Ya es cosa sabida que el difunto se convirtió en la punta de un triángulo, cuyos otros vértices ocuparon Menem y Duhalde, desde que el cruel asesinato de José Luis Cabezas fue interpretado como variante táctica del internismo caníbal. Hasta la deposición en el tribunal de Dolores de Silvia Belawsky, ex esposa de Prellezo, que disparó la orden de captura contra el empresario, fue incorporada a las sospechas, que la miran como una arrepentida sin ley, que no pudo ser acallada ni siquiera después que el oficialismo, alineado con Menem, bloqueó la sanción de la ley del arrepentido que reclamaba Duhalde, a la espera de muchas otras confesiones. Esa ferocidad intestina sigue, sin dar ni pedir cuartel, por lo que es dable suponer que esta nueva muerte cae como sal sobre las heridas abiertas.

En las actuales condiciones, cualquier especulación desde el oficialismo llega a la opinión pública impregnada de las suspicacias por el fratricidio en trámite. Hay una dificultad mayor, todavía, para que la palabra gubernamental recupere el crédito público. Vale la pena volver a la narración de Krause sobre la historia reciente de México, porque en sus observaciones hay conceptos que alumbran las perspectivas políticas en situaciones como ésta. El ensayista mexicano sostiene que en un determinado momento la evolución histórica de su país "se transformó en una empresa político-teatral, en un acto permanente de simulación colectiva", donde "las palabras perdieron su sentido". "La máscara se fundió con la cara".

Y sigue: "Había cinismo y demagogia en el proceso, pero también autoengaño, porque no se trataba de una dictadura desembozada sino de un sistema que, para legitimarse, se apoderaba de la verdad, la volvía oficial. Ahí estaba la clave de la corrupción, que no era un defecto connatural de los mexicanos (ni de los argentinos, se puede agregar): era un producto natural de la mentira convertida en verdad institucional. Para que la corrupción desapareciera, debía desaparecer la mentira". O sea, sólo en la verdad y justicia puede encontrarse una convivencia sana y transparente, como lo reclaman los defensores de los derechos humanos. Son condiciones que la política, en democracia, aún no pudo garantizarle a la sociedad para su presente ni tampoco para el pasado cuarto de siglo. ¿No habrá que buscar en esta insatisfacción la razón última del indiferente, del escéptico y hasta del cínico?
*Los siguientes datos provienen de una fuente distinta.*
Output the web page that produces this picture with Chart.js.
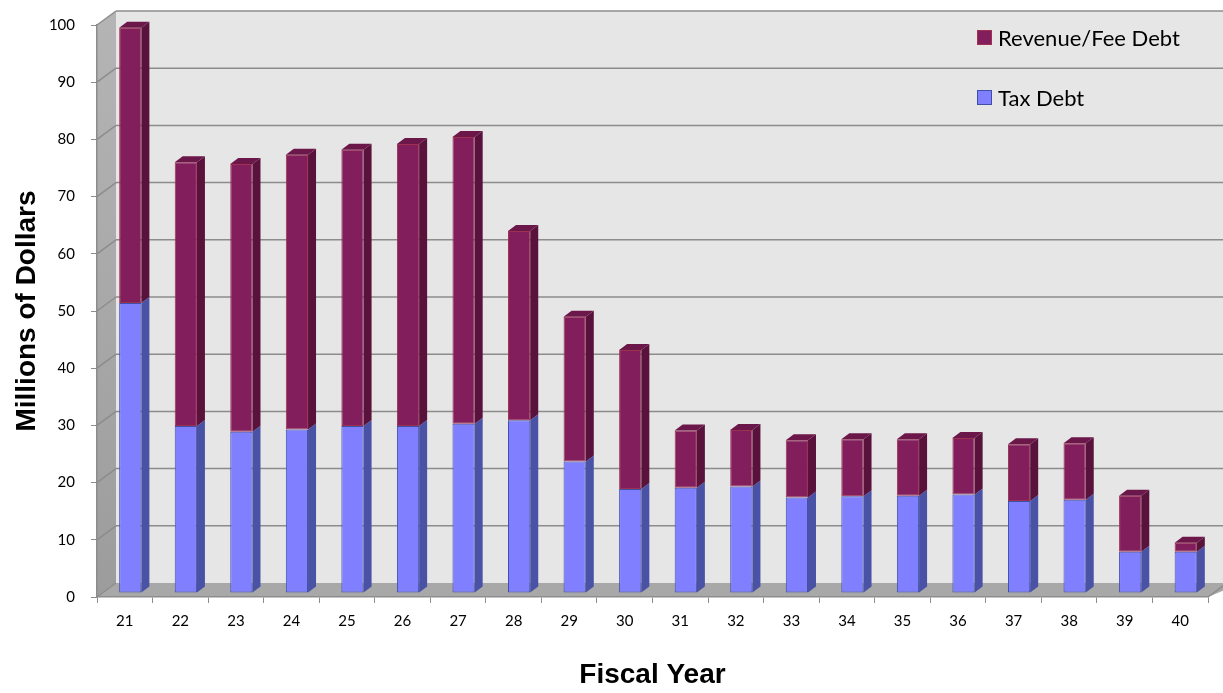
<!DOCTYPE html>
<html>
<head>
<meta charset="utf-8">
<script src="https://cdn.jsdelivr.net/npm/chart.js@4.4.0/dist/chart.umd.min.js"></script>
<style>
  html, body { margin: 0; padding: 0; background: #fff; }
  #wrap { position: relative; width: 1223px; height: 693px; }
  #legend { position: absolute; left: 977px; top: 30px; font-family: Lato, sans-serif; font-size: 22px; color: #000; }
  .item { display: flex; align-items: center; height: 15px; margin-bottom: 45px; white-space: nowrap; }
  .box { width: 13px; height: 13px; margin-right: 6px; border: 1px solid; }
</style>
</head>
<body>
<div id="wrap">
  <canvas id="chart" width="1223" height="693"></canvas>
  <div id="legend"></div>
</div>
<script>
const years = ['21', '22', '23', '24', '25', '26', '27', '28', '29', '30',
               '31', '32', '33', '34', '35', '36', '37', '38', '39', '40'];
const taxDebt = [50.7, 29.2, 28.2, 28.6, 29.2, 29.2, 29.6, 30.2, 23.0, 18.2,
                 18.4, 18.6, 16.7, 16.9, 17.0, 17.2, 16.1, 16.3, 7.2, 7.2];
const revenueDebt = [48.1, 46.1, 46.8, 48.0, 48.3, 49.3, 50.1, 33.1, 25.3, 24.3,
                     10.0, 9.9, 10.0, 10.0, 9.9, 9.9, 9.9, 9.9, 9.8, 1.6];
const yTicks = [0, 10, 20, 30, 40, 50, 60, 70, 80, 90, 100];

// fake 3d: bar depth, wall depth, and shift of the bars inside the box
const depth = { dx: 8, dy: -6 };
const wall = { dx: 19, dy: -14 };
const shift = { x: 5.5, y: -4 };

function poly(ctx, pts) {
  ctx.beginPath();
  ctx.moveTo(pts[0][0], pts[0][1]);
  for (let i = 1; i < pts.length; i++) ctx.lineTo(pts[i][0], pts[i][1]);
  ctx.closePath();
  ctx.fill();
}

const threeD = {
  id: 'threeD',
  beforeDraw(chart) {
    const ctx = chart.ctx;
    const a = chart.chartArea;
    const y = chart.scales.y;
    const W = chart.width;
    ctx.save();
    // back wall
    ctx.fillStyle = '#e6e6e6';
    ctx.fillRect(a.left + wall.dx, a.top + wall.dy, W - a.left - wall.dx, a.bottom - a.top);
    // left wall
    const g = ctx.createLinearGradient(0, a.top, 0, a.bottom);
    g.addColorStop(0, '#b4b4b4');
    g.addColorStop(1, '#9c9c9c');
    ctx.fillStyle = g;
    poly(ctx, [[a.left, a.top], [a.left + wall.dx, a.top + wall.dy],
               [a.left + wall.dx, a.bottom + wall.dy], [a.left, a.bottom]]);
    // floor
    ctx.fillStyle = '#a8a8a8';
    poly(ctx, [[a.left, a.bottom], [a.left + wall.dx, a.bottom + wall.dy],
               [W + wall.dx, a.bottom + wall.dy], [a.right, a.bottom]]);
    // grid lines on the walls
    ctx.strokeStyle = '#8c8c8c';
    ctx.lineWidth = 1.5;
    yTicks.forEach(v => {
      const py = y.getPixelForValue(v);
      if (v > 0) {
        ctx.beginPath();
        ctx.moveTo(a.left + wall.dx, py + wall.dy);
        ctx.lineTo(W, py + wall.dy);
        ctx.stroke();
      }
      ctx.beginPath();
      ctx.moveTo(a.left, py);
      ctx.lineTo(a.left + wall.dx, py + wall.dy);
      ctx.stroke();
    });
    // right end of the floor
    ctx.beginPath();
    ctx.moveTo(a.right, a.bottom);
    ctx.lineTo(a.right + wall.dx, a.bottom + wall.dy);
    ctx.stroke();
    ctx.restore();
  },
  beforeDatasetsDraw(chart) {
    chart.ctx.save();
    chart.ctx.translate(shift.x, shift.y);
  },
  afterDatasetsDraw(chart) {
    const ctx = chart.ctx;
    const last = chart.data.datasets.length - 1;
    chart.data.datasets.forEach((ds, i) => {
      chart.getDatasetMeta(i).data.forEach(bar => {
        const { x, y, base, width } = bar.getProps(['x', 'y', 'base', 'width'], true);
        const l = x - width / 2, r = x + width / 2;
        ctx.fillStyle = ds.sideColor;
        poly(ctx, [[r, y], [r + depth.dx, y + depth.dy], [r + depth.dx, base + depth.dy], [r, base]]);
        if (i === last) {
          ctx.fillStyle = ds.topColor;
          poly(ctx, [[l, y], [l + depth.dx, y + depth.dy], [r + depth.dx, y + depth.dy], [r, y]]);
        }
      });
    });
    ctx.restore();
  }
};

const chart = new Chart(document.getElementById('chart').getContext('2d'), {
  type: 'bar',
  data: {
    labels: years,
    datasets: [
      {
        label: 'Tax Debt',
        data: taxDebt,
        backgroundColor: '#7f7fff',
        borderColor: '#3f4fa8',
        sideColor: '#4a52a6',
        topColor: '#6a6ae0',
        borderWidth: 1,
        borderSkipped: false
      },
      {
        label: 'Revenue/Fee Debt',
        data: revenueDebt,
        backgroundColor: '#821e5c',
        borderColor: '#9e3050',
        sideColor: '#58123c',
        topColor: '#6c174a',
        borderWidth: 1,
        borderSkipped: false
      }
    ]
  },
  options: {
    responsive: false,
    animation: false,
    layout: { padding: { top: 21, right: 15, left: 0, bottom: 0 } },
    datasets: { bar: { barPercentage: 0.4, categoryPercentage: 1.0 } },
    plugins: { legend: { display: false }, tooltip: { enabled: false } },
    scales: {
      x: {
        stacked: true,
        afterFit: s => { s.height = 96; },
        grid: { drawOnChartArea: false, tickLength: 6, color: '#8c8c8c' },
        border: { color: '#8c8c8c', width: 1.5 },
        ticks: { color: '#000', font: { family: 'Lato', size: 15 }, padding: 9 },
        title: {
          display: true,
          text: 'Fiscal Year',
          color: '#000',
          font: { family: 'Liberation Sans', size: 28, weight: 'bold' },
          padding: { top: 0, bottom: 1 }
        }
      },
      y: {
        stacked: true,
        min: 0,
        max: 100,
        afterFit: s => { s.width = 97; },
        afterBuildTicks: s => { s.ticks = yTicks.map(v => ({ value: v })); },
        grid: { drawOnChartArea: false, tickLength: 6, color: '#8c8c8c' },
        border: { color: '#8c8c8c', width: 1.5 },
        ticks: { color: '#000', font: { family: 'Lato', size: 15 }, padding: 16 },
        title: {
          display: true,
          text: 'Millions of Dollars',
          color: '#000',
          font: { family: 'Liberation Sans', size: 28, weight: 'bold' },
          padding: { top: 10, bottom: 0 }
        }
      }
    }
  },
  plugins: [threeD]
});

// legend, top series first
const legend = document.getElementById('legend');
chart.data.datasets.slice().reverse().forEach(ds => {
  const item = document.createElement('div');
  item.className = 'item';
  item.innerHTML = `<span class="box" style="background:${ds.backgroundColor};border-color:${ds.borderColor}"></span><span>${ds.label}</span>`;
  legend.appendChild(item);
});
</script>
</body>
</html>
El crimen de Cabezas, hace dieciséis meses, marcó un punto de inflexión en el ánimo colectivo, hastiado ya de siete años de tribulaciones de todo orden a propósito de otros crímenes, sobre todo el de María Soledad Morales, en Catamarca. La impunidad se volvió insoportable para la sociedad. Esa indignación, porque además de robar se mataba, se combinó con la profunda decepción por las promesas incumplidas de progreso económico y de empleo para todos. La principal coartada de la impunidad de los años pasados se desmoronó cuando el Gobierno agotó los argumentos para explicar por qué el bienestar de casi todos siempre se postergaba sin fecha, debido a que la nueva prosperidad de la macroeconomía nunca desbordaba de los estrechos círculos de la elite económica y de los políticos enriquecidos de la noche a la mañana.

Aquel hastío público, que se expresó en las urnas del 26 de octubre, alentó a jueces y fiscales de la base del Poder Judicial para que se animen a desafiar el poder de los influyentes. La ola de inquietud logró inclusive atropellar las cavilaciones permanentes del gobernador bonaerense, empujándolo a una alentadora reforma de la policía de su distrito, que todavía está en curso. Los observadores más optimistas prefieren imaginar que en esas actividades puede hallarse el embrión de un proceso más amplio, que remede aquel de las manos limpias (mani pulite) que tuvo lugar en Italia. Desde esa perspectiva, la muerte de Yabrán puede ser otra vuelta de tuerca en demanda de la verdad, condición básica para acabar con la corrupción y la impunidad, que sirven de red protectora a las mafias que lucran con los negocios públicos.

Hay dos maneras de enfrentar el futuro: con esperanza o con miedo. En la política del último año los dos bloques partidarios con chances de disputar la presidencia en 1999 parecían encarnar esas dos posibilidades. Hoy, sin verdad ni justicia, en la sociedad predomina la indiferencia por la política junto con la repulsión por las prácticas visibles de los más poderosos. Si estos sentimientos generalizados no dejan paso a la voluntad de producir cambios esenciales, terminará por encanallar las aspiraciones democráticas. Cuando la sociedad se abandona a la resignación ante la fatalidad de situaciones que, a primera vista, son inmanejables para el ciudadano común, ganan terreno los Borbones de la modernidad, déspotas ilustrados y dogmáticos que supeditan la libertad política y la justicia social a las demandas de las economías corporativas trasnacionales, eso que ahora se llama globalización como sinónimo de destino manifiesto. Si es así, habrá que esperar más de lo mismo.